The Kentucky Association of Career and Technical Education (KACTE), the Kentucky affiliate of the national group, also received recognition for meeting Quality Association Standards, which are guidelines for effective operation and member services. The recognition spans the leadership of Immediate Past President LeeAnn Daugherty, an agriculture teacher from Butler County High School, and President Mark Hobbs, industrial maintenance technology instructor at Harrison County Area Technology Center.

Matt Chaliff, agriculture education consultant with the Kentucky of Education’s Office of Career and Technical Education, was one of six national recipients of the National Association of Agriculture Educators Outstanding Service Citation. Chaliff also serves as Kentucky FFA executive secretary. His work includes developing resources to assist teachers with outside-the-class projects.

Chaliff also was recognized by the Kentucky Association of Agriculture Educators with the Teacher of Teachers Award. Two former students and 13 former FFA state officers now are agriculture educators.

Additional Kentuckians who received National Association of Agriculture Educators honors are: Wes York, Caldwell County High School, Region 4 Teacher of the Year; Darryl Matherly, Spencer County, Teacher Mentor Award; Shelby Blevins, Scott County, Teachers Turn the Key Award; LaRue County Young Farmers Association (Chris Thomas and Misty Bivens), Outstanding Postsecondary/Adult Program; and Calloway County High School, Outstanding Middle/Secondary Agriculture Education Program.

Leslie Slaughter, executive director of the Kentucky Board of Education and a former family and consumer sciences program consultant and policy adviser for the Kentucky Department of Education Office of Career and Technical Education, received the National Association of Teachers of Family and Consumer Sciences Champion for Family and Consumer Sciences Award. The award recognizes a person, business, company, government or a community-based agency who exemplifies extraordinary concern for family and consumer sciences and NATFACS.

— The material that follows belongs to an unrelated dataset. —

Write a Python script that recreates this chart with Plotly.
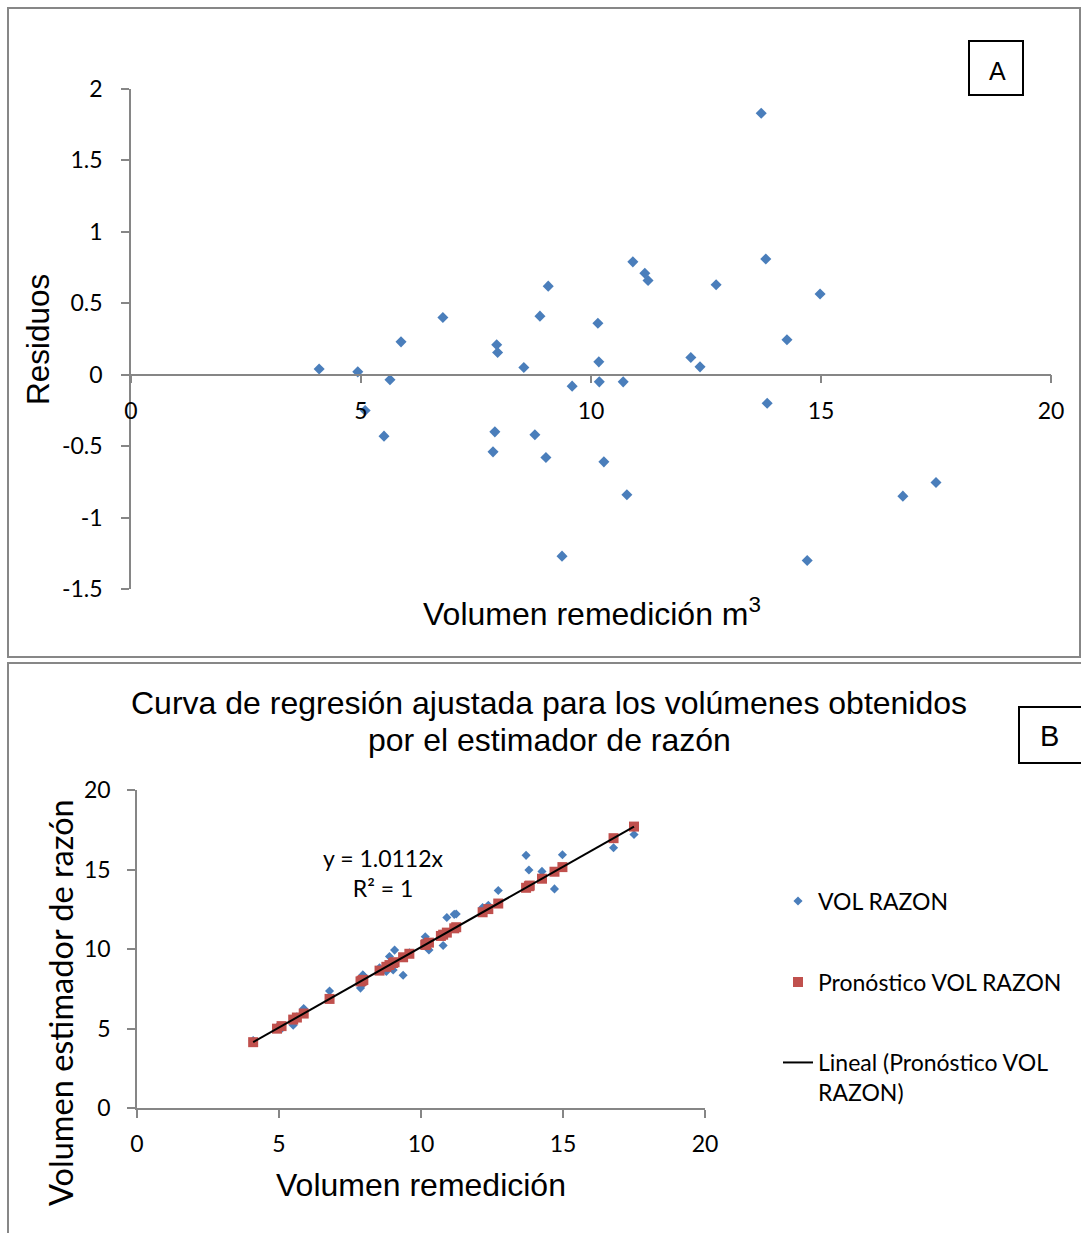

Additional National Association of Teachers of Family and Consumer Sciences honors went to: Kelli Dickson, Monroe County High School, who received the NATFACS Pride Award honoring marketing and promotional ideas for the development of family and consumer sciences; and RaAnn Miller, Jessamine Career and Technology Center, who received a Division Graduate Fellowship to promote further education and professional development.